How Can I Prefill My form with data from my database based on drop down menu selection?

Question

Hi I have been trying to figure out how to prefill my from with data from my database based on a selection from a drop down menu. Been on it for a couple weeks cant figure it out...much thanks to anyone's help.

I have a form that has a dropdown selection menu that loads invoice ids from my database.

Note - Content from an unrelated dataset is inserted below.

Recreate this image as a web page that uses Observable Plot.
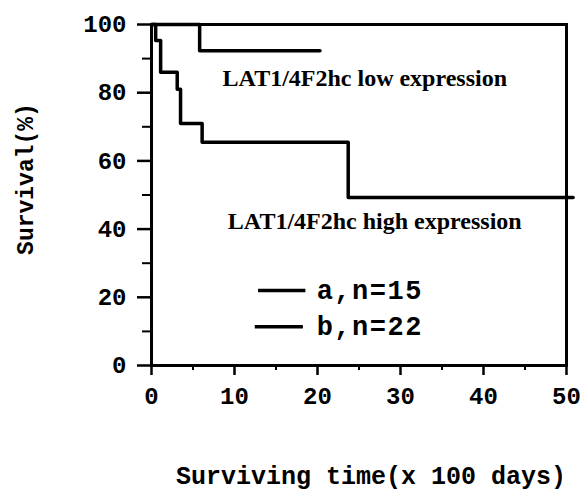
<!DOCTYPE html>
<html><head><meta charset="utf-8">
<script src="https://cdn.jsdelivr.net/npm/d3@7"></script>
<script src="https://cdn.jsdelivr.net/npm/@observablehq/plot@0.6"></script>
<style>body{margin:0;background:#fff} #chart{width:580px;height:492px}</style>
</head><body><div id="chart"></div>
<script>
// Kaplan-Meier curves (time in x100 days, survival %)
const lowTime = [0, 5.8, 20.3];
const lowSurvival = [100, 92.3, 92.3];
const highTime = [0, 0.5, 1.1, 3.1, 3.5, 6.1, 23.7, 50.8];
const highSurvival = [100, 95.3, 86, 81, 71, 65.5, 49.3, 49.3];
const xTicks = [0, 10, 20, 30, 40, 50];
const xMinorTicks = [5, 15, 25, 35, 45];
const yTicks = [0, 20, 40, 60, 80, 100];
const yMinorTicks = [10, 30, 50, 70, 90];
const legendLabels = ["a,n=15", "b,n=22"];
const lowLabel = "LAT1/4F2hc low expression";
const highLabel = "LAT1/4F2hc high expression";
const xTitle = "Surviving time(x 100 days)";
const yTitle = "Survival(%)";

const lowData = lowTime.map((t, i) => ({t, s: lowSurvival[i]}));
const highData = highTime.map((t, i) => ({t, s: highSurvival[i]}));
const legendData = legendLabels.map((label, i) => ({label, i}));

const mono = "'Liberation Mono', 'DejaVu Sans Mono', monospace";
const serif = "'Liberation Serif', 'DejaVu Serif', serif";

const chart = Plot.plot({
  width: 580, height: 492,
  marginLeft: 151, marginRight: 14, marginTop: 24, marginBottom: 127,
  x: {domain: [0, 50]},
  y: {domain: [0, 100]},
  style: {fontFamily: mono, fontWeight: "bold", color: "#000", background: "#fff"},
  marks: [
    Plot.frame({stroke: "#000", strokeWidth: 3}),
    Plot.axisY(yTicks, {tickSize: 14, tickPadding: 11, fontSize: 24, strokeWidth: 2.5, label: null}),
    Plot.axisY(yMinorTicks, {tickSize: 9, text: null, strokeWidth: 2, label: null}),
    Plot.axisX(xTicks, {tickSize: 10, tickPadding: 11, fontSize: 24, strokeWidth: 2.5, label: null}),
    Plot.axisX(xMinorTicks, {tickSize: 5, text: null, strokeWidth: 2, label: null}),
    Plot.line(lowData, {x: "t", y: "s", curve: "step-after", stroke: "#000", strokeWidth: 3.5}),
    Plot.line(highData, {x: "t", y: "s", curve: "step-after", stroke: "#000", strokeWidth: 3.5}),
    Plot.text([lowLabel], {x: 25.7, y: 84.2, text: d => d, fontFamily: serif, fontWeight: "bold", fontSize: 24}),
    Plot.text([highLabel], {x: 26.9, y: 42.3, text: d => d, fontFamily: serif, fontWeight: "bold", fontSize: 24}),
    Plot.ruleY(legendData, {y: d => d.i === 0 ? 22 : 11.4, x1: d => d.i === 0 ? 12.9 : 12.5, x2: d => d.i === 0 ? 18.6 : 18.3, stroke: "#000", strokeWidth: 3.5}),
    Plot.text(legendData, {x: 19.9, y: d => d.i === 0 ? 22 : 11.4, text: "label", textAnchor: "start", fontSize: 27}),
    Plot.text([xTitle], {frameAnchor: "bottom", lineAnchor: "middle", dy: 110, dx: 12, text: d => d, fontSize: 25}),
    Plot.text([yTitle], {frameAnchor: "left", textAnchor: "middle", lineAnchor: "middle", dx: -126, dy: -16, rotate: -90, text: d => d, fontSize: 23})
  ]
});
d3.select(chart).selectAll("text").filter(function() { return legendLabels.includes(this.textContent); })
  .style("letter-spacing", "1.5px");
document.getElementById("chart").appendChild(chart);
</script>
</body></html>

I'm trying to prefill my form based on the value of the invoiceid selected.

In my database, column "invoiceidcopy" data shows as a selection for each different record/row value under my drop down menu.

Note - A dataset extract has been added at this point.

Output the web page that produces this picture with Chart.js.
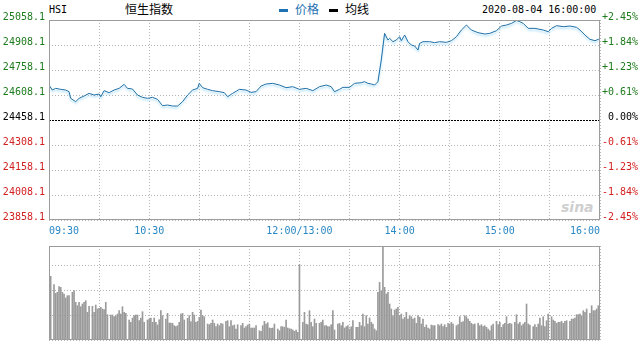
<!DOCTYPE html>
<html>
<head>
<meta charset="utf-8">
<script src="https://cdn.jsdelivr.net/npm/chart.js@4.4.1/dist/chart.umd.min.js"></script>
<style>
  html, body { margin:0; padding:0; background:#fff; }
  body { width:642px; height:344px; position:relative; overflow:hidden; }
  .t { position:absolute; white-space:nowrap; line-height:14px; }
  .mono { font-family:"DejaVu Sans Mono", monospace; font-size:10px; color:#000; }
  .cjk { font-family:"Noto Sans CJK SC", sans-serif; font-size:12px; }
  .dash { position:absolute; width:9px; height:3px; }
  #c1 { position:absolute; left:0; top:0; }
  #c2 { position:absolute; left:0; top:240px; }
  .wm { position:absolute; left:561px; top:199px; font-family:"DejaVu Sans", sans-serif; font-style:italic; font-weight:bold; font-size:14px; color:#cfcfcf; }
</style>
</head>
<body>
<div class="t mono" style="left:49px;top:3px;">HSI</div>
<div class="t cjk" style="left:125px;top:2px;">恒生指数</div>
<div class="dash" style="left:279px;top:9px;background:#1f72b2;"></div>
<div class="t cjk" style="left:295px;top:2px;color:#1f72b2;">价格</div>
<div class="dash" style="left:329px;top:9px;background:#000;"></div>
<div class="t cjk" style="left:345px;top:2px;color:#000;">均线</div>
<div class="t mono" style="left:482px;top:3px;">2020-08-04 16:00:00</div>
<div class="wm">sina</div>
<canvas id="c1" width="642" height="240"></canvas>
<canvas id="c2" width="642" height="104"></canvas>
<script>
// ---------- data ----------
const prevClose = 24458.1;
const priceMinutes = [0,2,4,7,10,12,13,16,18,21,24,27,30,31,33,36,39,42,45,47,50,53,56,59,62,65,68,71,74,77,80,83,86,89,90,92,95,98,102,105,107,110,114,118,121,124,127,130,134,138,142,146,150,154,158,162,166,169,171,174,176,180,183,187,189,191,193,195,197,199,201,203,204,206,208,210,211,213,215,217,219,221,222,224,228,231,234,238,241,244,247,250,253,257,261,264,268,271,274,277,280,282,284,287,291,296,299,301,304,308,312,316,318,321,324,327,329,330];
const priceValues = [24668,24638,24648,24642,24638,24628,24588,24568,24588,24602,24618,24608,24614,24598,24634,24622,24638,24648,24672,24648,24644,24608,24594,24588,24594,24582,24544,24548,24542,24542,24568,24608,24638,24648,24678,24652,24642,24634,24628,24622,24598,24618,24642,24638,24624,24628,24662,24674,24678,24668,24652,24658,24642,24648,24634,24658,24668,24658,24628,24642,24654,24654,24678,24682,24688,24678,24674,24668,24688,24818,24978,24938,24948,24928,24938,24958,24934,24968,24928,24908,24902,24878,24918,24928,24928,24922,24928,24924,24934,24958,24998,25028,24998,24982,24974,24978,24994,25022,25028,25038,25055,25048,25038,25008,25008,24998,24988,25008,25024,25018,25022,25014,24998,24968,24942,24934,24942,24946.6];

const yTickValues = [23858.1,24008.1,24158.1,24308.1,24458.1,24608.1,24758.1,24908.1,25058.1];
const yTickLabels = ['23858.1','24008.1','24158.1','24308.1','24458.1','24608.1','24758.1','24908.1','25058.1'];
const pctLabels = ['-2.45%','-1.84%','-1.23%','-0.61%',' 0.00%','+0.61%','+1.23%','+1.84%','+2.45%'];
const gridMinutes = [0,30,60,90,120,150,180,210,240,270,300,330];
const xLabelMinutes = [0,60,150,210,270,330];
const xLabels = ['09:30','10:30','12:00/13:00','14:00','15:00','16:00'];

const volMinutes = [1,3,4,5,6,7,8,9,10,11,12,14,15,16,17,18,19,20,21,22,23,24,26,27,28,29,30,31,32,33,34,35,37,38,39,40,41,42,43,44,45,46,48,49,50,51,52,53,54,55,56,57,59,60,61,62,63,64,65,66,67,68,70,71,72,73,74,75,76,77,78,79,80,81,83,84,85,86,87,88,89,90,91,92,93,95,96,97,98,99,100,101,102,103,104,106,107,108,109,110,111,
112,113,115,116,117,118,119,120,121,122,123,124,126,127,128,129,130,131,132,133,134,135,137,138,139,140,141,142,143,144,145,146,147,148,149,150,152,153,154,155,156,157,158,159,160,162,163,164,165,166,167,168,169,170,171,173,174,175,176,177,178,179,180,181,182,184,185,186,187,188,189,190,191,192,193,194,195,196,197,198,199,200,201,202,203,204,205,206,207,208,209,210,211,212,213,214,215,216,217,218,219,220,221,222,223,
224,225,226,227,228,229,230,231,233,234,235,236,237,238,239,240,241,242,244,245,246,247,248,249,250,251,252,253,254,255,257,258,259,260,261,262,263,264,265,266,268,269,270,271,272,273,274,275,276,277,279,280,281,282,283,284,285,286,287,288,290,291,292,293,294,295,296,297,298,299,301,302,303,304,305,306,307,308,309,310,312,313,314,315,316,317,318,319,320,321,322,324,325,326,327,328,329];
const volValues = [63.7,55.3,46.7,47.7,53.3,52.7,47.7,46,42,44.3,44.3,47.7,49.3,37.7,34.3,37.7,33.3,36,37.7,39.3,27.7,33.7,33.7,27.7,35,31,31.7,32.7,31,30.3,37.7,25.3,25,25,23.3,24.3,26,29.3,26,33.3,27.7,26.7,20,17.7,22,24.3,25,25,19.3,22,28.3,17.7,20,21,22,17.7,22,17.7,15,20.3,29.3,24.3,21,26.7,17,17,16.7,14.3,13.3,14.3,17.7,26,26.7,20,21.7,24.3,18.3,27.7,25,17.7,18.7,22.7,30,24.3,23.3,16,15.3,16.7,20,16.7,13.3,16,14.3,16.7,16,18.7,19.3,13.3,19.3,14.3,15,
11,15.3,14.3,16.7,12,13.3,15,16,12,12,12,14.3,9.3,8.7,14.3,18.7,16,17.3,12,11.7,12,16,11,9.3,13.3,13.3,12.7,20,12,11.3,11,10,8.7,10,7.7,75.3,17.7,27.7,16,15.3,29.3,17.7,13.3,21,16.7,16.7,17.7,20,14.3,14.3,13.3,13.3,15.3,29.3,10,16,16.7,14.3,17.7,12,13.3,14.3,11,13.3,19.3,12.7,12.7,17.7,14.3,26,13.3,24.3,16,22,17.7,16,11,9.3,47.7,57.7,49.3,120,52.7,46,47.7,36,31,24.3,30,31,32.7,24.3,26,21,22.7,27.7,21,24.3,23.3,21,22,16.7,24.3,22.7,16,
21,12.7,15,12,11,15,14.3,14.3,15.3,14.3,16,13.3,15.3,12.7,16.7,16,17.7,16,14.3,15.3,23.3,17.7,18.3,24.3,23.3,21,18.7,16.7,15.3,16,16.7,14.3,15.3,13.3,14.3,12.7,11,9.3,14.3,16,18.7,15.3,17.7,12.7,15.3,16.7,23.3,16,16.7,16,17.7,25.3,16,17.7,14.3,16,17.7,36,16,15,13.3,15.3,12.7,16,22,14.3,23.3,13.3,19.3,26,23.3,20,18.7,16.7,17.7,17.7,18.7,16.7,18.7,19.3,18.7,21,21,22,25.3,25.3,26,24.3,29.3,27.7,31,26.7,34.3,29.3,29.3,31,34.3];
const volTickValues = [0,25,50,75];
const volMax = 94;

// ---------- styles ----------
const GREEN = '#1e7b1e', RED = '#d21f1f', BLUE_TXT = '#2a88c4', LINE = '#1f6fa6';
const GRID = '#b4b4b4', FRAME = '#9c9c9c';
const MONO = { family: '"DejaVu Sans Mono", monospace', size: 10 };

const tickColor = (ctx) => {
  const v = ctx.tick ? ctx.tick.value : 0;
  if (Math.abs(v - prevClose) < 0.01) return '#000';
  return v > prevClose ? GREEN : RED;
};

const framePlugin = {
  id: 'frame',
  afterDraw(chart) {
    const { ctx, chartArea: a } = chart;
    ctx.save();
    ctx.strokeStyle = FRAME;
    ctx.lineWidth = 1;
    ctx.setLineDash([]);
    ctx.strokeRect(Math.round(a.left) + 0.5, Math.round(a.top) + 0.5,
                   Math.round(a.right - a.left) - 1, Math.round(a.bottom - a.top) - 1);
    ctx.restore();
  }
};
const zeroPlugin = {
  id: 'zero',
  beforeDatasetsDraw(chart) {
    const { ctx, chartArea: a } = chart;
    const y = Math.round(chart.scales.y.getPixelForValue(prevClose)) + 0.5;
    ctx.save();
    ctx.strokeStyle = '#000';
    ctx.lineWidth = 1;
    ctx.setLineDash([2, 1]);
    ctx.beginPath();
    ctx.moveTo(a.left, y); ctx.lineTo(a.right, y);
    ctx.stroke();
    ctx.restore();
  }
};
const glowPlugin = {
  id: 'glow',
  beforeDatasetDraw(chart, args) {
    if (args.index !== 0) return;
    const ctx = chart.ctx;
    ctx.save();
    ctx.shadowColor = 'rgba(130,205,245,0.75)';
    ctx.shadowBlur = 2;
    ctx.shadowOffsetY = 2;
  },
  afterDatasetDraw(chart, args) {
    if (args.index !== 0) return;
    chart.ctx.restore();
  }
};

// ---------- price chart ----------
new Chart(document.getElementById('c1'), {
  type: 'line',
  data: {
    datasets: [{
      data: priceMinutes.map((m, i) => ({ x: m, y: priceValues[i] })),
      borderColor: LINE, borderWidth: 1, pointRadius: 0, tension: 0, fill: false
    }]
  },
  options: {
    responsive: false, animation: false, events: [],
    layout: { padding: { top: 20, left: 0, right: 0, bottom: 0 } },
    plugins: { legend: { display: false }, tooltip: { enabled: false } },
    scales: {
      x: {
        type: 'linear', min: 0, max: 330,
        afterBuildTicks: (s) => { s.ticks = gridMinutes.map(v => ({ value: v })); },
        afterFit: (s) => { s.height = 20; },
        grid: { color: GRID, drawTicks: false },
        border: { display: false, dash: [1, 2] },
        ticks: {
          autoSkip: false, maxRotation: 0, align: 'inner', padding: 5,
          color: BLUE_TXT, font: MONO,
          callback: (v) => { const k = xLabelMinutes.indexOf(v); return k >= 0 ? xLabels[k] : ''; }
        }
      },
      y: {
        position: 'left', min: yTickValues[0], max: yTickValues[yTickValues.length - 1],
        afterBuildTicks: (s) => { s.ticks = yTickValues.map(v => ({ value: v })); },
        afterFit: (s) => { s.width = 49; },
        grid: { color: GRID, drawTicks: false },
        border: { display: false, dash: [1, 2] },
        ticks: {
          padding: 4, labelOffset: -3, color: tickColor, font: MONO,
          callback: (v, i) => yTickLabels[i]
        }
      },
      y2: {
        position: 'right', min: yTickValues[0], max: yTickValues[yTickValues.length - 1],
        afterBuildTicks: (s) => { s.ticks = yTickValues.map(v => ({ value: v })); },
        afterFit: (s) => { s.width = 42; },
        grid: { display: false, drawTicks: false },
        border: { display: false },
        ticks: {
          padding: 2, labelOffset: -3, color: tickColor, font: MONO,
          callback: (v, i) => pctLabels[i]
        }
      }
    }
  },
  plugins: [zeroPlugin, glowPlugin, framePlugin]
});

// ---------- volume chart ----------
new Chart(document.getElementById('c2'), {
  type: 'bar',
  data: {
    datasets: [{
      data: volMinutes.map((m, i) => ({ x: m, y: volValues[i] })),
      backgroundColor: '#9a9a9a', borderWidth: 0, barThickness: 1
    }]
  },
  options: {
    responsive: false, animation: false, events: [],
    layout: { padding: { top: 6, left: 49, right: 42, bottom: 4 } },
    plugins: { legend: { display: false }, tooltip: { enabled: false } },
    scales: {
      x: {
        type: 'linear', min: 0, max: 330, offset: false,
        afterBuildTicks: (s) => { s.ticks = gridMinutes.map(v => ({ value: v })); },
        afterFit: (s) => { s.height = 0; },
        grid: { color: GRID, drawTicks: false, offset: false },
        border: { display: false, dash: [1, 2] },
        ticks: { display: false }
      },
      y: {
        min: 0, max: volMax,
        afterBuildTicks: (s) => { s.ticks = volTickValues.map(v => ({ value: v })); },
        afterFit: (s) => { s.width = 0; },
        grid: { color: GRID, drawTicks: false },
        border: { display: false, dash: [1, 2] },
        ticks: { display: false }
      }
    }
  },
  plugins: [framePlugin]
});
</script>
</body>
</html>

If you notice in my image of my database table below you will notice the first row/record's invoiceidcopy field is blank..consequently...in my drop down menu ...the first selection is blank.

Ultimately my code below works only when i select the blank selection from the drop down menu but not for the other 2 selections?

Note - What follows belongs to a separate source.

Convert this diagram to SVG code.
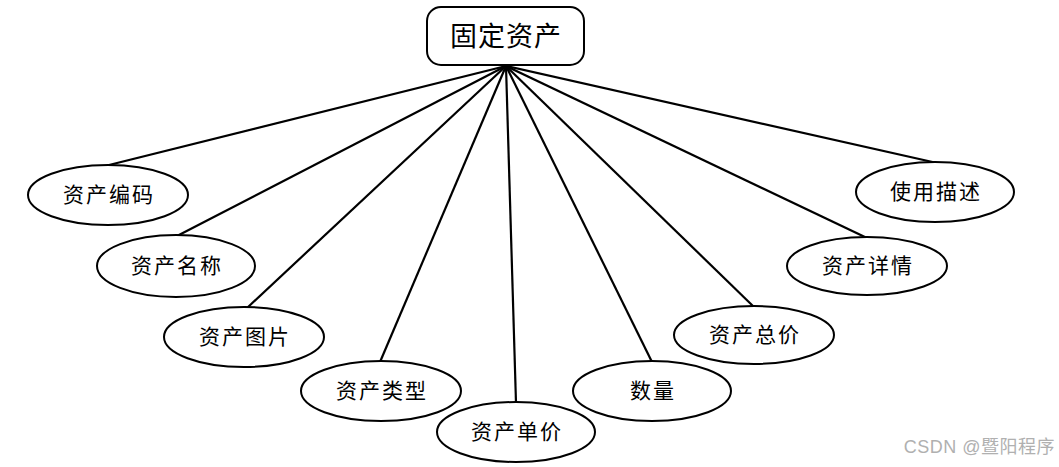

Anything wrong with my code and or anyone know of a different way to achieve this...Thank u.

FORM

<form action="#">

<select id="dropdown-select" name="dropdown-select">
<option value="">-- Select One --</option>
</select>

<button id="submit-id">Prefill Form</button>

<input id="txt1" name="txt1" type="text">
<input id="txt2" name="txt2" type="text">



<button id="submit-form" name="Submit-form" type="submit">Submit</button>


</form> 

SCRIPT

<script>
     $(function(){


        $('#submit-id').on('click', function(e){  


            var invoiceidcopy = $('#dropdown-select').val();
            e.preventDefault(); 

             $.ajax({
              url: "/tst/orders2.php",
              data: {
                'invoiceidcopy': invoiceidcopy
              }
            }).done(function(data) {

    data = JSON.parse(data);

$('#txt1').val(data.txt1);
$('#txt2').val(data.txt2);


});
        });
     });
</script>

/tst/orders2.php

<?php

// Create the connection to the database
$con=mysqli_connect("xxx","xxx","xxx","xxx");


// Check if the connection failed
if (mysqli_connect_errno()) {
  echo "Failed to connect to MySQL: " . mysqli_connect_error();
  die();
}

   if (isset($_GET['invoiceidcopy']))
{
    $invoiceidcopy= $_GET['invoiceidcopy'];

   $query = "SELECT txt1, txt2, q1
        FROM seguin_orders
  WHERE invoiceidcopy = '".$invoiceidcopy."'";

    $result = mysqli_query($con,$query);

    while ($row = mysqli_fetch_assoc($result)) 
        {
 echo json_encode($row);
 die(); 
    }
}
?>

Answer 1

Like minion stated, what exactly is sent as invoiceidcopy? From what I see the selecting the last one should send "THIS IS A TEST 2759f633-d6cb-4b3e-b4dc-3a4d0b54367..." exactly. It would be better to come up with another shorter Key for this field like "ThisIsATest-2759f633" or "ThisIsATest-201502070057". Also keep in mind that you want to sanitize the input to keep out SQL injection. Even though it is a drop down list, someone can use the HTML to change the variable.